I did not see, though, any explanation by the dissent of why the law fails strict scrutiny. The dissent agrees that “it is certainly … constitutional to restrict the right of teenagers to bear arms in limited, prescribed circumstances outside of the military,” which suggests that it’s unconstitutional to restrict that right more broadly — but it doesn’t explain just what the permissible boundaries are, or why this law transgresses them. (I assume that the dissenting opinion does think the law fails strict scrutiny, at least as to this litigant, since otherwise it would have been a concurrence in the judgment, notwithstanding its disagreement with the majority on the merits — that it is a dissent suggests that it disagrees with the bottom line, and not just the reasoning.)

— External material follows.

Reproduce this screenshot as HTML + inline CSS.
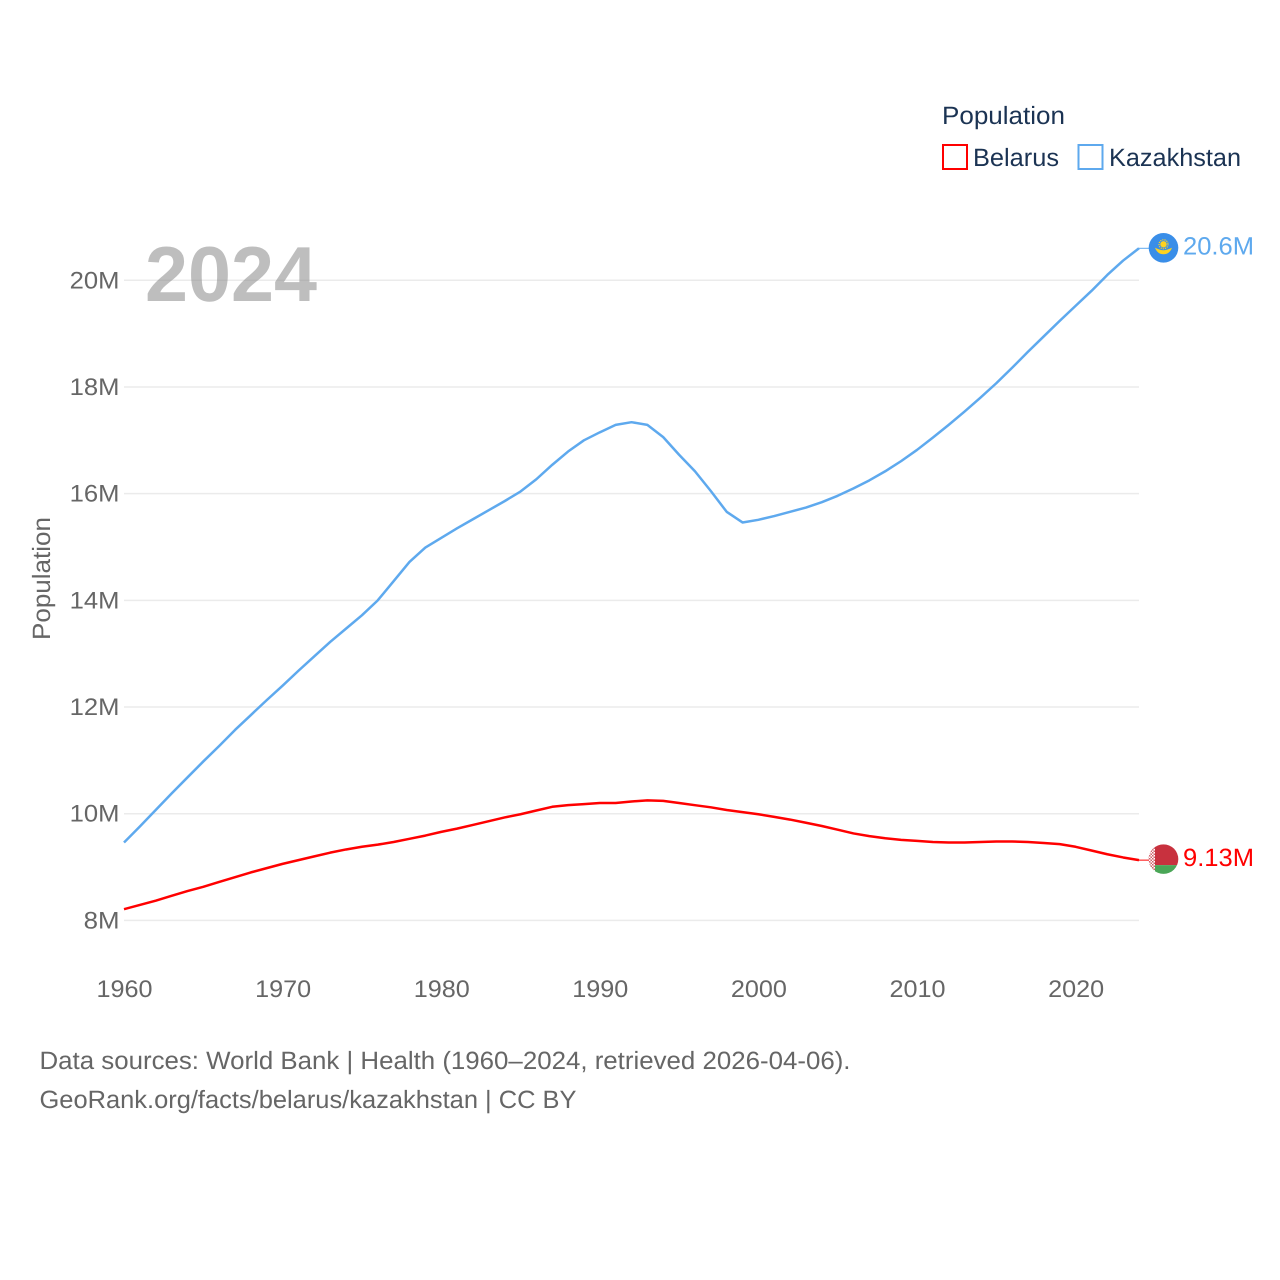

If you want to see the First Circuit decision upholding the federal ban on handgun possession by under-18-year-olds, read United States v. Rene E. If you want to see my tentative thoughts on this general question, see PDF pp. 66-68 of my Implementing the Right to Keep and Bear Arms article. (I will write more about minors and the right to bear arms in the context of almost entirely nonlethal weapons, such as irritant sprays and stun guns, in a forthcoming Arizona State Law Journal article. For my early thoughts on the subject, see here and here.)